Vehicles ten years or newer and alternative fuel vehicles would be exempt from testing
State Senator Elder Vogel, Jr. announced today that Senate Bill 1532 which would exempt light passenger vehicles ten years old or newer and alternative fuel vehicles from vehicle emissions inspections has passed the Senate Transportation Committee. The bill now moves to the Senate floor where it is expected to be voted on soon.
“I want to thank the members of the Senate Transportation Committee for voting to move this commonsense, bipartisan legislation forward,” Vogel said. “This legislation will help drivers to avoid this costly and inherently unfair emissions testing program, while also making sure our air remains clean.”

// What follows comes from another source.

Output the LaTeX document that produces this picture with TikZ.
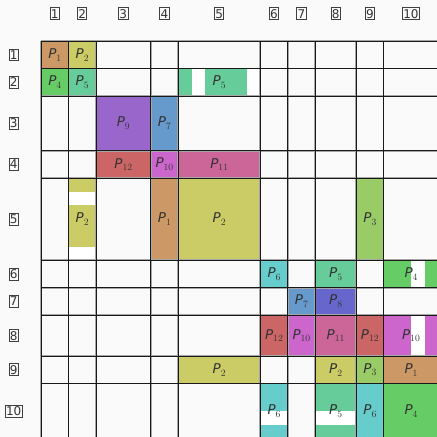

The statewide emissions failure rate is less than 2.5% of all vehicles with the newest vehicles failing at a rate of one quarter of one percent. Despite the very low failure rate, the emissions testing program costs more than $250 million a year for consumers according to Drive Clean PA and millions of tax dollars to administer by the Commonwealth.
Newer state and federal laws have done much to address vehicle emissions, including requirements that cars sold in Pennsylvania have to meet more stringent California emission standards. The Federal Government requires certain areas in Pennsylvania to test emissions but gives the states wide latitude in its implementation. All of the states required to check emissions from vehicles provide for many exemptions from their testing while Pennsylvania only exempts light passenger diesel vehicles. Senate Bill 1532 would also add exemptions for electric, hybrid electric or compressed natural gas vehicles from the requirements of Pennsylvania’s emissions testing program.
“As I have said, I think the Federal Government needs to give serious consideration to ending these testing requirements. There is no better example of how absurd this has become than Ellwood City Borough in my district. The Borough is located in both Beaver and Lawrence counties and some residents on one side of Division Street are required to get tested while the residents on the other are not,” Vogel added. “The goal of this legislation to make this program more consumer-friendly. It’s clear that cleaner vehicles are helping the air and environment we live in, but a costly annual emission test program is not.”